研究課題/領域番号 |
17K09980
|
研究機関 | 札幌医科大学 |
研究代表者 |
山本 元久 札幌医科大学, 医学部, 講師 (80404599)
|
研究期間 (年度) |
2017-04-01 – 2020-03-31
|
キーワード | IgG4関連疾患 / 臨床病期 / IL-5 |
研究実績の概要 |
本研究では、札幌医科大学附属病院に通院しているIgG4関連疾患の患者を対象に、IgG4関連疾患の暫定的な臨床病期を設定し、それに応じた治療法の開発を目指している。その背景として、現在、IgG4関連疾患に対しては、画一的に中等量のステロイド薬が寛解導入療法の第一選択薬として使用されている。

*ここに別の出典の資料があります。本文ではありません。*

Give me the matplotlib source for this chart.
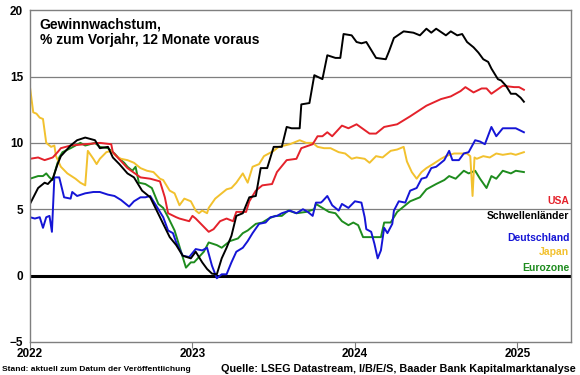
import numpy as np
import matplotlib
matplotlib.use("Agg")
import matplotlib.pyplot as plt

plt.rcParams['font.family'] = ['Liberation Sans', 'DejaVu Sans']
plt.rcParams['font.weight'] = 'bold'

# Zeitachse in Jahren (Dezimaljahre), Werte in % ggü. Vorjahr
usa_t = [2022.00, 2022.05, 2022.09, 2022.14, 2022.17, 2022.19, 2022.25, 2022.34, 2022.43, 2022.50,
         2022.51, 2022.60, 2022.68, 2022.74, 2022.80, 2022.83, 2022.85, 2022.90, 2022.92, 2022.98,
         2023.00, 2023.02, 2023.06, 2023.10, 2023.13, 2023.17, 2023.21, 2023.25, 2023.27, 2023.33,
         2023.35, 2023.39, 2023.43, 2023.49, 2023.52, 2023.58, 2023.64, 2023.67, 2023.74, 2023.77,
         2023.80, 2023.83, 2023.86, 2023.92, 2023.96, 2024.01, 2024.09, 2024.13, 2024.18, 2024.26,
         2024.34, 2024.44, 2024.53, 2024.59, 2024.65, 2024.68, 2024.73, 2024.78, 2024.81, 2024.84,
         2024.91, 2024.98, 2025.01, 2025.04]
usa_v = [8.8, 8.9, 8.7, 8.9, 9.3, 9.6, 9.8, 9.9, 10.0, 9.9,
         9.3, 8.1, 7.4, 7.3, 7.1, 5.9, 4.7, 4.4, 4.3, 4.1,
         4.5, 4.3, 3.8, 3.3, 3.5, 4.1, 4.3, 4.1, 4.8, 4.8,
         5.6, 6.4, 6.8, 6.9, 7.8, 8.7, 8.8, 9.6, 9.9, 10.5,
         10.5, 10.8, 10.5, 11.3, 11.1, 11.4, 10.7, 10.7, 11.2, 11.4,
         12.0, 12.8, 13.3, 13.5, 13.9, 14.2, 13.8, 14.1, 14.1, 13.7,
         14.3, 14.2, 14.2, 14.0]

em_t = [2022.00, 2022.05, 2022.09, 2022.11, 2022.14, 2022.17, 2022.19, 2022.25, 2022.29, 2022.34,
        2022.37, 2022.40, 2022.43, 2022.48, 2022.51, 2022.55, 2022.60, 2022.64, 2022.69, 2022.74,
        2022.78, 2022.82, 2022.86, 2022.90, 2022.94, 2022.99, 2023.02, 2023.06, 2023.09, 2023.12,
        2023.15, 2023.18, 2023.21, 2023.24, 2023.26, 2023.27, 2023.31, 2023.35, 2023.39, 2023.42,
        2023.46, 2023.50, 2023.55, 2023.58, 2023.61, 2023.66, 2023.67, 2023.72, 2023.75, 2023.80,
        2023.83, 2023.88, 2023.91, 2023.93, 2023.98, 2024.01, 2024.04, 2024.07, 2024.13, 2024.19,
        2024.21, 2024.24, 2024.30, 2024.36, 2024.40, 2024.44, 2024.47, 2024.50, 2024.56, 2024.59,
        2024.63, 2024.66, 2024.69, 2024.73, 2024.76, 2024.79, 2024.82, 2024.84, 2024.88, 2024.90,
        2024.93, 2024.96, 2024.99, 2025.02, 2025.04]
em_v = [5.4, 6.6, 7.0, 6.9, 7.3, 8.4, 9.0, 9.8, 10.2, 10.4,
        10.3, 10.2, 9.6, 9.7, 8.9, 8.4, 7.7, 7.4, 6.4, 5.9,
        4.9, 3.9, 2.9, 2.3, 1.5, 1.3, 1.8, 1.0, 0.5, 0.15,
        0.1, 1.3, 2.1, 3.0, 4.0, 4.5, 4.7, 5.9, 6.0, 8.1,
        8.1, 9.7, 9.7, 11.2, 11.1, 11.1, 12.9, 13.0, 15.1, 14.8,
        16.6, 16.4, 16.4, 18.2, 18.1, 17.6, 17.5, 17.6, 16.4, 16.3,
        16.9, 17.9, 18.4, 18.3, 18.1, 18.6, 18.3, 18.6, 18.1, 18.4,
        18.1, 18.2, 17.6, 17.2, 16.8, 16.3, 16.1, 15.6, 14.8, 14.7,
        14.3, 13.7, 13.7, 13.4, 13.1]

de_t = [2022.00, 2022.03, 2022.06, 2022.08, 2022.10, 2022.12, 2022.135, 2022.15, 2022.18, 2022.21,
        2022.25, 2022.26, 2022.29, 2022.34, 2022.39, 2022.43, 2022.48, 2022.52, 2022.56, 2022.61,
        2022.64, 2022.68, 2022.71, 2022.74, 2022.77, 2022.82, 2022.85, 2022.88, 2022.90, 2022.94,
        2022.98, 2023.02, 2023.06, 2023.09, 2023.12, 2023.15, 2023.18, 2023.21, 2023.24, 2023.27,
        2023.31, 2023.34, 2023.37, 2023.41, 2023.45, 2023.48, 2023.52, 2023.55, 2023.60, 2023.64,
        2023.68, 2023.71, 2023.74, 2023.76, 2023.79, 2023.80, 2023.83, 2023.86, 2023.90, 2023.92,
        2023.96, 2024.00, 2024.04, 2024.06, 2024.07, 2024.10, 2024.12, 2024.14, 2024.16, 2024.18,
        2024.20, 2024.23, 2024.24, 2024.27, 2024.31, 2024.34, 2024.38, 2024.41, 2024.44, 2024.47,
        2024.50, 2024.55, 2024.58, 2024.60, 2024.64, 2024.67, 2024.70, 2024.74, 2024.77, 2024.80,
        2024.84, 2024.87, 2024.91, 2024.96, 2024.99, 2025.04]
de_v = [4.4, 4.3, 4.4, 3.6, 4.4, 4.5, 3.3, 7.4, 7.4, 5.9,
        5.8, 6.3, 6.0, 6.2, 6.3, 6.3, 6.1, 6.0, 5.7, 5.2,
        5.6, 5.9, 5.9, 6.0, 5.4, 4.4, 3.4, 3.2, 2.5, 1.5,
        1.4, 2.0, 1.9, 2.1, 0.75, -0.2, 0.1, 0.1, 1.0, 1.8,
        2.1, 2.6, 3.2, 3.9, 4.0, 4.4, 4.5, 4.7, 4.9, 4.7,
        5.0, 4.8, 4.5, 5.5, 5.5, 5.6, 6.0, 5.3, 4.9, 5.4,
        5.1, 5.6, 5.5, 4.4, 3.5, 3.3, 2.4, 1.3, 1.9, 3.6,
        3.2, 3.9, 4.9, 5.6, 5.5, 6.4, 6.6, 7.3, 7.4, 8.1,
        8.2, 8.7, 9.4, 8.7, 8.7, 9.2, 9.3, 10.2, 10.1, 9.9,
        11.2, 10.5, 11.1, 11.1, 11.1, 10.8]

jp_t = [2022.00, 2022.02, 2022.04, 2022.06, 2022.08, 2022.10, 2022.13, 2022.15, 2022.16, 2022.19,
        2022.23, 2022.28, 2022.31, 2022.34, 2022.356, 2022.39, 2022.41, 2022.43, 2022.47, 2022.50,
        2022.53, 2022.56, 2022.60, 2022.64, 2022.68, 2022.72, 2022.76, 2022.80, 2022.82, 2022.86,
        2022.89, 2022.92, 2022.95, 2022.99, 2023.02, 2023.04, 2023.06, 2023.09, 2023.10, 2023.14,
        2023.18, 2023.21, 2023.24, 2023.27, 2023.31, 2023.34, 2023.37, 2023.41, 2023.44, 2023.47,
        2023.50, 2023.53, 2023.60, 2023.66, 2023.70, 2023.74, 2023.77, 2023.81, 2023.85, 2023.90,
        2023.94, 2023.98, 2024.01, 2024.06, 2024.09, 2024.13, 2024.17, 2024.22, 2024.26, 2024.30,
        2024.32, 2024.35, 2024.38, 2024.41, 2024.44, 2024.48, 2024.53, 2024.56, 2024.61, 2024.65,
        2024.69, 2024.71, 2024.724, 2024.736, 2024.75, 2024.79, 2024.83, 2024.87, 2024.91, 2024.96,
        2024.99, 2025.04]
jp_v = [14.2, 12.3, 12.2, 11.9, 11.8, 10.0, 9.7, 9.8, 9.0, 8.2,
        7.7, 7.3, 7.0, 6.8, 9.4, 8.8, 8.4, 8.8, 9.3, 9.4,
        9.0, 8.8, 8.7, 8.5, 8.1, 7.9, 7.8, 7.3, 7.2, 6.4,
        6.2, 5.3, 5.8, 5.6, 4.9, 4.7, 4.9, 4.7, 5.1, 5.8,
        6.2, 6.5, 6.6, 7.0, 7.7, 7.0, 8.2, 8.4, 9.0, 9.2,
        9.4, 9.7, 9.9, 10.2, 10.0, 10.0, 9.7, 9.6, 9.6, 9.3,
        9.2, 8.8, 8.9, 8.8, 8.5, 9.0, 8.9, 9.4, 9.5, 9.7,
        8.6, 7.8, 7.3, 7.8, 8.1, 8.4, 8.8, 9.0, 9.2, 9.2,
        9.2, 9.0, 6.0, 8.9, 8.8, 9.0, 8.9, 9.2, 9.1, 9.2,
        9.1, 9.3]

ez_t = [2022.00, 2022.05, 2022.08, 2022.10, 2022.12, 2022.14, 2022.16, 2022.18, 2022.20, 2022.25,
        2022.28, 2022.31, 2022.34, 2022.37, 2022.40, 2022.43, 2022.48, 2022.52, 2022.55, 2022.58,
        2022.60, 2022.63, 2022.65, 2022.67, 2022.71, 2022.75, 2022.79, 2022.82, 2022.85, 2022.89,
        2022.92, 2022.94, 2022.96, 2022.99, 2023.01, 2023.04, 2023.07, 2023.10, 2023.15, 2023.18,
        2023.23, 2023.28, 2023.31, 2023.34, 2023.39, 2023.43, 2023.47, 2023.51, 2023.55, 2023.59,
        2023.64, 2023.70, 2023.75, 2023.76, 2023.80, 2023.84, 2023.88, 2023.92, 2023.96, 2023.99,
        2024.02, 2024.05, 2024.08, 2024.11, 2024.16, 2024.18, 2024.22, 2024.24, 2024.26, 2024.28,
        2024.34, 2024.40, 2024.44, 2024.50, 2024.55, 2024.58, 2024.62, 2024.67, 2024.70, 2024.74,
        2024.77, 2024.81, 2024.84, 2024.87, 2024.91, 2024.96, 2024.99, 2025.04]
ez_v = [7.3, 7.5, 7.5, 7.7, 7.4, 7.2, 8.1, 8.9, 9.3, 9.6,
        9.8, 10.0, 9.8, 9.9, 10.0, 9.7, 9.6, 9.2, 8.8, 8.5,
        8.2, 7.9, 8.2, 7.0, 6.9, 6.6, 5.4, 5.1, 4.4, 3.4,
        2.2, 1.4, 0.6, 1.0, 1.0, 1.4, 1.8, 2.5, 2.3, 2.1,
        2.6, 2.8, 3.2, 3.4, 3.9, 4.0, 4.3, 4.5, 4.5, 4.9,
        4.7, 4.8, 5.0, 5.4, 5.1, 4.8, 4.7, 4.1, 3.8, 4.0,
        3.8, 2.9, 2.9, 2.9, 2.9, 4.0, 4.0, 4.4, 4.8, 5.0,
        5.6, 5.9, 6.5, 6.9, 7.2, 7.5, 7.3, 7.9, 7.7, 7.9,
        7.3, 6.6, 7.5, 7.3, 7.9, 7.7, 7.9, 7.8]

# Beschriftungen
series = [
    ("Eurozone", ez_t, ez_v, "#1e8c1e"),
    ("Japan", jp_t, jp_v, "#f2c12e"),
    ("Deutschland", de_t, de_v, "#1515d6"),
    ("USA", usa_t, usa_v, "#e4222b"),
    ("Schwellenländer", em_t, em_v, "#000000"),
]
legend_names = ["USA", "Schwellenländer", "Deutschland", "Japan", "Eurozone"]
legend_colors = ["#e4222b", "#000000", "#1515d6", "#f2c12e", "#1e8c1e"]
legend_y = [5.6, 4.5, 2.85, 1.75, 0.6]

fig = plt.figure(figsize=(5.8, 3.75), dpi=100)
ax = fig.add_axes([0.0517, 0.088, 0.9328, 0.885])

for name, t, v, c in series:
    ax.plot(t, v, color=c, linewidth=1.4, solid_joinstyle='round')

ax.set_xlim(2022.0, 2025.33)
ax.set_ylim(-5, 20)
ax.set_yticks([-5, 0, 5, 10, 15, 20])
ax.set_xticks([2022, 2023, 2024, 2025])
ax.set_xticklabels(["2022", "2023", "2024", "2025"])

# Gitterlinien
for yv in [5, 10, 15]:
    ax.axhline(yv, color='#7f7f7f', linewidth=0.9, zorder=0)
ax.axhline(0, color='black', linewidth=2.2, zorder=1)

for s in ax.spines.values():
    s.set_color('#7f7f7f')
    s.set_linewidth(1.0)

ax.tick_params(axis='y', length=0, labelsize=8.5, pad=5)
ax.tick_params(axis='x', length=4, color='#7f7f7f', labelsize=8.5, pad=0)
for lab in ax.get_xticklabels() + ax.get_yticklabels():
    lab.set_fontweight('bold')

ax.text(0.018, 0.978, "Gewinnwachstum,\n% zum Vorjahr, 12 Monate voraus",
        transform=ax.transAxes, fontsize=10, fontweight='bold', va='top', ha='left',
        linespacing=1.1)

for name, c, y in zip(legend_names, legend_colors, legend_y):
    ax.text(2025.32, y, name, color=c, fontsize=7.5, fontweight='bold', ha='right', va='center')

fig.text(0.004, 0.006, "Stand: aktuell zum Datum der Veröffentlichung", fontsize=6,
         fontweight='bold', ha='left', va='bottom')
fig.text(0.993, 0.004, "Quelle: LSEG Datastream, I/B/E/S, Baader Bank Kapitalmarktanalyse",
         fontsize=7.8, fontweight='bold', ha='right', va='bottom')

fig.savefig("out.png", dpi=100)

しかし臨床的には、病変が頭頸部にとどまるミクリッツ型(涙腺・唾液腺炎)から、膵炎(自己免疫性膵炎)、腎炎(IgG4関連腎臓病)、後腹膜線維症などのように他臓器にまで病変が拡大している症例(全身型)もみられ、臨床病型はかなり多様であることがわかっている。また治療アウトカムもステロイド薬を休薬できる症例から、再燃を繰り返す症例まで様々である。これらの結果を踏まえ、IgG4関連疾患においても個別化医療、さらには精密医療を目指して行かなければならないと考える。本研究では、上記のミクリッツ型と全身型を中心に、本疾患に臨床病期を設定し、治療前の各種サイトカイン濃度を測定し、病期の進行に伴う血清サイトカインの変動を解析した。その結果、現時点までに病態の進行とともに血清中のサイトカイン環境が大きく変化することが明らかになった。血清IgG4値がまだ上昇を示さない時期にはIL-4やIL-13は検出されないが、血清IgG4濃度の上昇とともに検出されるようになる。ミクリッツ型ではMCP-1濃度が高値を示すが、全身型に移行するに従って、IL-6やTGFβが高値を示すようになる。一連の病態の進行とともにIL-5濃度は上昇していくことが判明した。これらの結果は、今後、各病期における治療の最適化に繋がる可能性を有している。
|
現在までの達成度 (区分) |
現在までの達成度 (区分)
2: おおむね順調に進展している
理由
研究目標の一つである設定した各病期における治療前サイトカイン濃度のチャートレーダーは完成した。昨年度までの組織学的な解析の遅れを取り戻し、現在、DNAマイクロアレイによる網羅的遺伝子解析が進行している。また昨年度に見出されたIL-5産生のソースの一つとしてST2陽性T細胞が確認された。
|
今後の研究の推進方策 |
完成したチャートレーダー、DNAマイクロアレイの結果を基盤に、治療標的となり得るサイトカインおよびその制御分子の探索を進めていく。
|
次年度使用額が生じた理由 |
顎下腺組織を使用した遺伝子検索(DNAマイクロアレイ)を継続し、各病期における治療の最適化を、次年度も進めていく予定である。